Jewgeni Roppel (*1983 in Tschimkent, Kasachstan, lebt in Hamburg)
Jewgeni Roppel widmet sich in seiner Arbeit "Mothar" der Geschichte und Gegenwart Irlands. Auf seiner Reise durch das Land fragt er danach, welche Orte, welche Bauten, welche landschaftlichen Besonderheiten, welche Mythen und Zeugnisse aus historischer Zeit und welche Phänomene der Gegenwart dessen Identität prägen. An Aby Warburgs Bilderatlas "Mnemosyne" anknüpfend, erzählt er mit seinen Fotografien gleichermaßen exemplarisch wie assoziativ vom kulturellen Selbstverständnis des Landes.
Morgaine Schäfer (*1989 in Wolfsburg, lebt in Köln)
Das Selbstporträt ist ein zentrales Thema in der Kunst von Morgaine Schäfer. Sie präsentiert sich in antiquiert erscheinenden Posen, die der ikonografischen Tradition des Sujets entstammen und sich dadurch geradezu anachronistisch zum "Posing" digitaler Selfies in Bezug setzen.
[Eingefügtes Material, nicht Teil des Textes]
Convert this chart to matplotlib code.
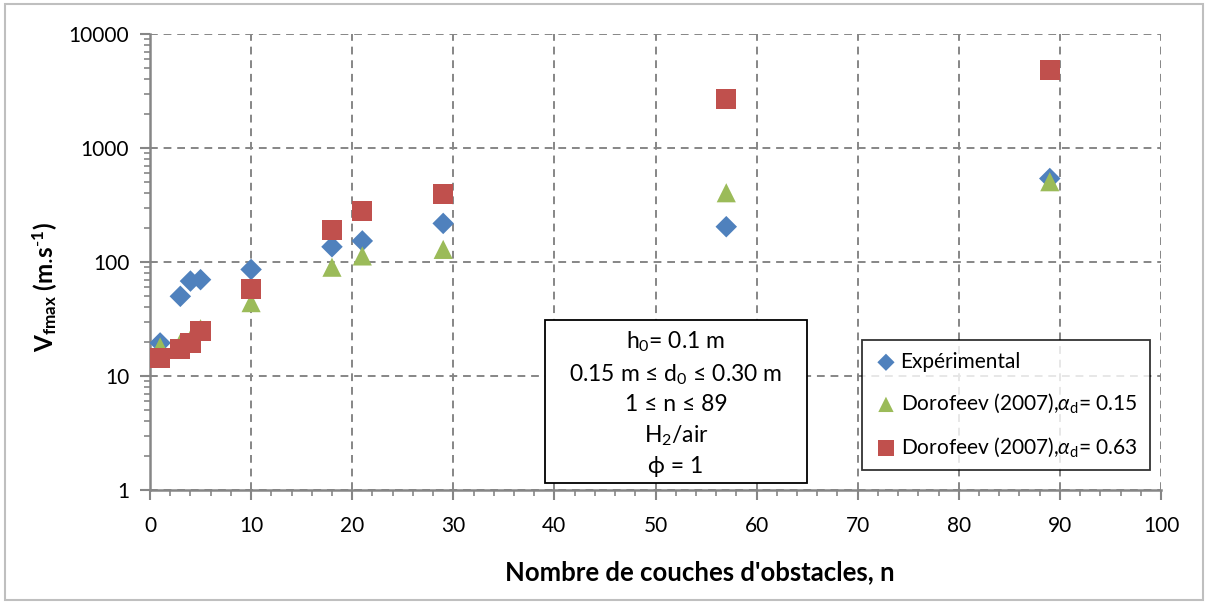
import numpy as np
import matplotlib.pyplot as plt
from matplotlib.patches import Rectangle
from matplotlib.ticker import FixedLocator, MultipleLocator, NullFormatter

plt.rcParams['font.family'] = ['Lato', 'DejaVu Sans']
plt.rcParams['mathtext.fontset'] = 'custom'
plt.rcParams['mathtext.rm'] = 'Lato'
plt.rcParams['mathtext.it'] = 'Lato:italic'
plt.rcParams['mathtext.bf'] = 'Lato:bold'

# nombre de couches d'obstacles
n_exp = [1, 3, 4, 5, 10, 18, 21, 29, 57, 89]
v_exp = [19.5, 50, 68, 70, 86, 136, 153, 218, 204, 540]

n_dor = [1, 3, 4, 5, 10, 18, 21, 29, 57, 89]
v_dor_015 = [18, 19.5, 21, 26, 44, 90, 113, 129, 405, 506]
v_dor_063 = [14.4, 17.3, 19.4, 24.9, 58, 191, 280, 395, 2690, 4830]

x_ticks = [0, 10, 20, 30, 40, 50, 60, 70, 80, 90, 100]
y_ticks = [1, 10, 100, 1000, 10000]
y_ticklabels = ['1', '10', '100', '1000', '10000']

blue = '#4F81BD'
green = '#9BBB59'
red = '#C0504D'
grid_col = '#868686'
axis_col = '#868686'

fig = plt.figure(figsize=(12.09, 6.04), dpi=100)
ax = fig.add_axes([150/1209, 1 - 490/604, 1011/1209, 456/604])

ax.scatter(n_exp, v_exp, marker='D', s=120, color=blue, edgecolors='none',
           label='Expérimental', zorder=3)
ax.scatter(n_dor, v_dor_015, marker='^', s=190, color=green, edgecolors='none',
           label=r'Dorofeev (2007),$\alpha_{\rm d}$= 0.15', zorder=4)
ax.scatter(n_dor, v_dor_063, marker='s', s=210, color=red, edgecolors='none',
           label=r'Dorofeev (2007),$\alpha_{\rm d}$= 0.63', zorder=5)

ax.set_yscale('log')
ax.set_xlim(0, 100)
ax.set_ylim(1, 10000)
ax.set_xticks(x_ticks)
ax.xaxis.set_minor_locator(MultipleLocator(2))
ax.set_yticks(y_ticks)
ax.set_yticklabels(y_ticklabels)
ax.yaxis.set_minor_locator(FixedLocator(
    [m * 10**e for e in range(0, 4) for m in range(2, 10)]))
ax.yaxis.set_minor_formatter(NullFormatter())

ax.tick_params(which='major', length=7, width=1.5, color=axis_col,
               labelsize=15, pad=8)
ax.tick_params(which='minor', length=4, width=1.2, color=axis_col)
ax.tick_params(axis='x', which='major', pad=12)

for side in ['top', 'right']:
    ax.spines[side].set_visible(False)
for side in ['left', 'bottom']:
    ax.spines[side].set_color(axis_col)
    ax.spines[side].set_linewidth(1.8)

ax.grid(True, which='major', color=grid_col, linestyle=(0, (4, 3)),
        linewidth=1.4, zorder=0)
ax.set_axisbelow(True)

ax.set_xlabel("Nombre de couches d'obstacles, n", fontsize=18.5,
              fontweight='bold', va='center')
ax.xaxis.set_label_coords(0.544, -0.18)
ax.set_ylabel(r'$\mathbf{V}_{\mathbf{fmax}}\ \mathbf{(m}\text{.}\mathbf{s}^{\text{-}\mathbf{1}}\mathbf{)}$',
              fontsize=17.5, va='center')
ax.yaxis.set_label_coords(-0.104, 0.445)

# encadré des conditions
ax.add_patch(Rectangle((395/1011, 7/456), 262/1011, 163/456,
                       transform=ax.transAxes, facecolor='white',
                       edgecolor='black', linewidth=1.3, zorder=6))
info = '\n'.join(['h$_0$= 0.1 m',
                  '0.15 m ≤ d$_0$ ≤ 0.30 m',
                  '1 ≤ n ≤ 89',
                  'H$_2$/air',
                  'ϕ = 1'])
ax.text(526/1011, 87/456, info, transform=ax.transAxes, ha='center', va='center',
        fontsize=16.5, linespacing=1.45, zorder=7)

leg = ax.legend(loc='lower left', bbox_to_anchor=(712/1011, 20/456, 288/1011, 130/456),
                mode='expand', fontsize=15, frameon=True, fancybox=False,
                handletextpad=0.1, handlelength=1.2, labelspacing=0.95,
                borderpad=0.55, borderaxespad=0, scatterpoints=1,
                markerscale=0.8)
leg.get_frame().set_edgecolor('black')
leg.get_frame().set_linewidth(1.3)
leg.set_zorder(8)

fig.patches.append(Rectangle((5/1209, 4/604), 1198/1209, 596/604,
                             transform=fig.transFigure, fill=False,
                             edgecolor='#BFBFBF', linewidth=1.5))

fig.savefig('out.png', dpi=100)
Eine wesentliche Bedeutung erhalten in ihrer Arbeit alte, gerahmte Dias von Schnappschüssen der Familie: Wie die dinglichen Attribute in der historischen Bildnismalerei erscheinen sie als Verweise auf die persönliche Identität.
Marie Zbikowska (*1978 in Potsdam, lebt in Berlin)
Marie Zbikowska präsentiert aus ihren jüngsten Werkgruppen "Kapsel" (2019/20), "Ein Stück" (2018) und "Im Bau" (2017) mit analog hergestellten Schwarz-weiß-Fotografien, reproduzierten Abbildungen, Videos und skulpturalen Objekten. Die Auseinandersetzung mit Fragen des Archivierens, des Speicherns und fragmentarischen Abrufens von Gedächtnisinhalten schreibt sich den künstlerischen Arbeitsprozessen von Marie Zbikowksa ein. Dem Heraus- und Nachbilden erinnerter Artefakte und räumlicher Situationen kommt dabei in ihrem Schaffen eine zentrale Bedeutung zu.